The current agriculture landscape is dominated by two major players – smallholder farmers and large-scale producers (commercial farms).
The contribution of smallholder farmers although significant cannot sustain the food security needs of the future. Large-scale investments into farming are the guaranteed means of supplying the food needs of today and the future.
However, a key barrier to increasing investments into large-scale agriculture production is land acquisition and use practices. This barrier exists due to the following reasons;
- Non-existence of national policy and regulation on large-scale agriculture land acquisition and use
- Multiple sale of land by private owners where the same piece of land is sold to multiple parties claiming same interest in the land
- Unsettled boundary disputes, ownership disputes etc. Some of which have subsisted for several years preventing the use of the land by any of the parties
- The absence of a centralized database for agricultural land acquisition
The significance of this barrier is that, large-scale agriculture lands cannot be acquired without its attendant problems for the purposes of increased and large-scale production to meet increasing food demands for human consumption and industrial use – The Government of Ghana flagship programs – ‘One District, One Factory’ and ‘Planting for Food and Jobs’ for instance are in jeopardy if large-scale productions cannot be commenced.
Presently, increase in agricultural output in Sub-Saharan African has predominately accrued from area expansion as opposed to large scale improvements in productivity.
This highlights the potential of large scale farming in making significant contributions to agricultural outputs going into the future (OCED/FAO, 2016).
One of the reasons to be optimistic about Africa’s Agricultural potential is that there remains huge areas of uncultivated arable land that could be brought into production (AGRA, 2017).
However, in Africa private property rights over land in the shape of legally recognized title that can be exchanged in the market place are less developed than elsewhere in the world. The complex system of property rights affect access to land.
It is in the light of the current complexities that a legislative intervention is required to provide a well-coordinated one stop approach to risk free land acquisition and use for large-scale agricultural investments.

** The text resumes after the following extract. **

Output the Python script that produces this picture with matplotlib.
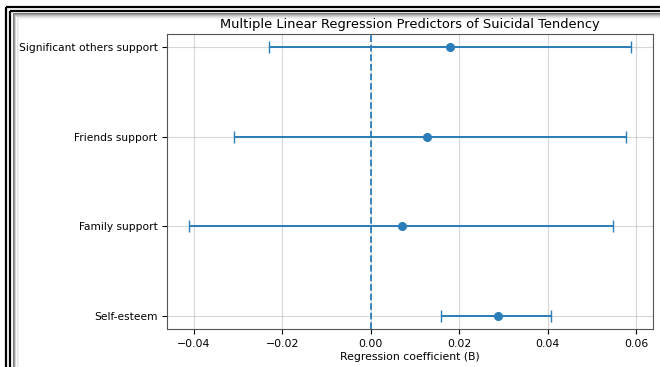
import matplotlib
matplotlib.use("Agg")
import matplotlib.pyplot as plt
from matplotlib.lines import Line2D

# predictors (bottom to top) and estimates
predictors = ["Self-esteem", "Family support", "Friends support", "Significant others support"]
coef = [0.0288, 0.0070, 0.0128, 0.0180]
ci_low = [0.0158, -0.0410, -0.0309, -0.0230]
ci_high = [0.0408, 0.0548, 0.0577, 0.0588]

W, H = 660, 367
fig = plt.figure(figsize=(W / 100, H / 100), dpi=100)
ax = fig.add_axes([167.3 / W, 1 - 329 / H, (653 - 167.3) / W, (329 - 34) / H])

ypos = list(range(len(predictors)))
err = [[c - lo for c, lo in zip(coef, ci_low)], [hi - c for c, hi in zip(coef, ci_high)]]
ax.errorbar(coef, ypos, xerr=err, fmt="o", color="#2a7db8", capsize=4, markersize=5.5, lw=1.4)
ax.axvline(0, color="#2a7db8", linestyle="--", lw=1.3)

ax.set_yticks(ypos)
ax.set_yticklabels(predictors, fontsize=7.7)
ax.tick_params(axis="x", labelsize=7.8)
ax.set_xlabel("Regression coefficient (B)", fontsize=7.8, labelpad=2)
ax.set_title("Multiple Linear Regression Predictors of Suicidal Tendency", fontsize=9.4, pad=4)
ax.grid(True, alpha=0.5)
ax.set_axisbelow(True)
for s in ax.spines.values():
    s.set_color("#555555")

# screenshot frame: double black line on left/top with soft shadow (drawn under the axes)
def px(x0, y0, x1, y1, **kw):
    fig.add_artist(Line2D([x0 / W, x1 / W], [1 - y0 / H, 1 - y1 / H],
                          transform=fig.transFigure, zorder=-1, **kw))

for off, g in zip(range(6), ["#7a7a7a", "#9e9e9e", "#bdbdbd", "#d4d4d4", "#e6e6e6", "#f3f3f3"]):
    px(12.5 + off, 12.5 + off, 12.5 + off, H, color=g, lw=0.75)
    px(12.5 + off, 12.5 + off, W, 12.5 + off, color=g, lw=0.75)
for d in (6.5, 10.5):
    px(d, d, d, H, color="black", lw=1.6, solid_capstyle="butt")
    px(d, d, W, d, color="black", lw=1.6, solid_capstyle="butt")

fig.savefig("out.png", dpi=100)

A proposed regulatory intervention must include the following;
- The creation of state-led agriculture land banks.
- The enactment of large scale land user laws under the established land banks.
For the purposes of creating the stated-led land banks, government must take advantage of its strong negotiation position for a voluntary or negotiated submission of lands privately owned for consolidation into agriculture land banks for ease of acquisition by large-scale production investors.
Due to the commercial importance of this consolidation, government must not use the existing legal framework where lands can be acquired compulsorily subject to the payment of the necessary compensation to the land owners.
The proposed land banks must be promoted on purely commercial basis where government is not required to pre-finance acquisitions through the payment of compensations.
But where voluntary or negotiated submission of lands is underpinned by structured land owners’ benefit schemes where when the lands are ultimately acquired for large-scale agriculture production by investors, owners are entitled to participate in the proceeds.
The consolidation and establishment of these land banks must be backed by legislation to ensure the establishment of a state-led administrative body either under Lands Commission or the Ministry of Food and Agriculture to supervise the processes leading to the grant of such lands.
Secondly, with the establishment of the state-led land banks, large-scale land user laws must be enacted to regulate the use of these land purely for large-scale agriculture purposes, protect the interest of the original land owners, promote responsible investments with key focus on employment of local labour, environmental protection, water bodies’ management and climate change among others.
The need to sustain agricultural outputs to meet growing food needs for human consumption and industrial purposes demands urgent attention.
Large-scale agriculture investment is critical to achieving this goal. It is therefore urgent to enact large-scale agriculture land acquisition and use laws.